[Instructions for the task]:
Reproduce the data in its entirety, exactly as supplied.

[Extracted information]:
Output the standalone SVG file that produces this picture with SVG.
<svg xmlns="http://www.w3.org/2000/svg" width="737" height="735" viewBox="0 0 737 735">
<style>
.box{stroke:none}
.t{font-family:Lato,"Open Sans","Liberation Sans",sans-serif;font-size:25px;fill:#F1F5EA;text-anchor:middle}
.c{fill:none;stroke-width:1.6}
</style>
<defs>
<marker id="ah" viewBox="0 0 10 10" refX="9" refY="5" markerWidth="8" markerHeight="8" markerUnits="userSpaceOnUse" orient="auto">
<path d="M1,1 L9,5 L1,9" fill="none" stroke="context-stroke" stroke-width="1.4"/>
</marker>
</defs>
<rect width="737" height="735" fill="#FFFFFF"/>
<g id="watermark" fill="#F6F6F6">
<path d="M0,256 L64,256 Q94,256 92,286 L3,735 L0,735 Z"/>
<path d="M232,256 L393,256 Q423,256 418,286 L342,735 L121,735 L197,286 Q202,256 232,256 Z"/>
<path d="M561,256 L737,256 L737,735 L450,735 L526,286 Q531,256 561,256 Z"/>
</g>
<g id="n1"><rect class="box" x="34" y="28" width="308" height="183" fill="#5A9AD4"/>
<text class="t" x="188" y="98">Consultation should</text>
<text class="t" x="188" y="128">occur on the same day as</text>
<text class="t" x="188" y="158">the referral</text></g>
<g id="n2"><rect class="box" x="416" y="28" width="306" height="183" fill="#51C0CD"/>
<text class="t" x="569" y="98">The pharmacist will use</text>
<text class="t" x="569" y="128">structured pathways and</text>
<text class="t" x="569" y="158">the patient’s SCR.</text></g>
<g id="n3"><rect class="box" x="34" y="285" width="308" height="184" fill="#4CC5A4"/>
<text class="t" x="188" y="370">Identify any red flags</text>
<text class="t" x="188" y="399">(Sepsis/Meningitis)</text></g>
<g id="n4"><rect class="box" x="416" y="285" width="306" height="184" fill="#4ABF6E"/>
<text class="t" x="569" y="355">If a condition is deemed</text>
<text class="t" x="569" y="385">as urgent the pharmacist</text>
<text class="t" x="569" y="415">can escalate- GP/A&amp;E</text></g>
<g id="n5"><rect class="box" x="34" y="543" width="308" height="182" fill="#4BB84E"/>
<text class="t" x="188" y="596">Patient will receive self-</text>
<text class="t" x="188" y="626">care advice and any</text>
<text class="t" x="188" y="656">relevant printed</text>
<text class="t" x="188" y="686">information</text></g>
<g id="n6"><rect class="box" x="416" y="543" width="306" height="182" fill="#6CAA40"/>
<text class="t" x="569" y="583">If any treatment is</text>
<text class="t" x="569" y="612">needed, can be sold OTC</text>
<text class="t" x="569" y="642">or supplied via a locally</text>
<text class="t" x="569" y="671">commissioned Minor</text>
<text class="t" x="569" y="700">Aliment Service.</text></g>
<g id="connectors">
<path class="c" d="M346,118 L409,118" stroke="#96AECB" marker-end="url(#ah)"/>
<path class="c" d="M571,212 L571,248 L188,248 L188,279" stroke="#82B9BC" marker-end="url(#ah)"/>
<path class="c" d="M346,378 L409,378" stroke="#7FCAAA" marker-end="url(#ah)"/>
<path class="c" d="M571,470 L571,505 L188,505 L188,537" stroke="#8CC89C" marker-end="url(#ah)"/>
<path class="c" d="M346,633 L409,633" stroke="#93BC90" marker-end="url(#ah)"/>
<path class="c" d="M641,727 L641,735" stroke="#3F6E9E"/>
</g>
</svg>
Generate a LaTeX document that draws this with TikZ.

[Full answer]:
Output the standalone SVG file that produces this picture with SVG.
<svg xmlns="http://www.w3.org/2000/svg" width="737" height="735" viewBox="0 0 737 735">
<style>
.box{stroke:none}
.t{font-family:Lato,"Open Sans","Liberation Sans",sans-serif;font-size:25px;fill:#F1F5EA;text-anchor:middle}
.c{fill:none;stroke-width:1.6}
</style>
<defs>
<marker id="ah" viewBox="0 0 10 10" refX="9" refY="5" markerWidth="8" markerHeight="8" markerUnits="userSpaceOnUse" orient="auto">
<path d="M1,1 L9,5 L1,9" fill="none" stroke="context-stroke" stroke-width="1.4"/>
</marker>
</defs>
<rect width="737" height="735" fill="#FFFFFF"/>
<g id="watermark" fill="#F6F6F6">
<path d="M0,256 L64,256 Q94,256 92,286 L3,735 L0,735 Z"/>
<path d="M232,256 L393,256 Q423,256 418,286 L342,735 L121,735 L197,286 Q202,256 232,256 Z"/>
<path d="M561,256 L737,256 L737,735 L450,735 L526,286 Q531,256 561,256 Z"/>
</g>
<g id="n1"><rect class="box" x="34" y="28" width="308" height="183" fill="#5A9AD4"/>
<text class="t" x="188" y="98">Consultation should</text>
<text class="t" x="188" y="128">occur on the same day as</text>
<text class="t" x="188" y="158">the referral</text></g>
<g id="n2"><rect class="box" x="416" y="28" width="306" height="183" fill="#51C0CD"/>
<text class="t" x="569" y="98">The pharmacist will use</text>
<text class="t" x="569" y="128">structured pathways and</text>
<text class="t" x="569" y="158">the patient’s SCR.</text></g>
<g id="n3"><rect class="box" x="34" y="285" width="308" height="184" fill="#4CC5A4"/>
<text class="t" x="188" y="370">Identify any red flags</text>
<text class="t" x="188" y="399">(Sepsis/Meningitis)</text></g>
<g id="n4"><rect class="box" x="416" y="285" width="306" height="184" fill="#4ABF6E"/>
<text class="t" x="569" y="355">If a condition is deemed</text>
<text class="t" x="569" y="385">as urgent the pharmacist</text>
<text class="t" x="569" y="415">can escalate- GP/A&amp;E</text></g>
<g id="n5"><rect class="box" x="34" y="543" width="308" height="182" fill="#4BB84E"/>
<text class="t" x="188" y="596">Patient will receive self-</text>
<text class="t" x="188" y="626">care advice and any</text>
<text class="t" x="188" y="656">relevant printed</text>
<text class="t" x="188" y="686">information</text></g>
<g id="n6"><rect class="box" x="416" y="543" width="306" height="182" fill="#6CAA40"/>
<text class="t" x="569" y="583">If any treatment is</text>
<text class="t" x="569" y="612">needed, can be sold OTC</text>
<text class="t" x="569" y="642">or supplied via a locally</text>
<text class="t" x="569" y="671">commissioned Minor</text>
<text class="t" x="569" y="700">Aliment Service.</text></g>
<g id="connectors">
<path class="c" d="M346,118 L409,118" stroke="#96AECB" marker-end="url(#ah)"/>
<path class="c" d="M571,212 L571,248 L188,248 L188,279" stroke="#82B9BC" marker-end="url(#ah)"/>
<path class="c" d="M346,378 L409,378" stroke="#7FCAAA" marker-end="url(#ah)"/>
<path class="c" d="M571,470 L571,505 L188,505 L188,537" stroke="#8CC89C" marker-end="url(#ah)"/>
<path class="c" d="M346,633 L409,633" stroke="#93BC90" marker-end="url(#ah)"/>
<path class="c" d="M641,727 L641,735" stroke="#3F6E9E"/>
</g>
</svg>
Generate a LaTeX document that draws this with TikZ.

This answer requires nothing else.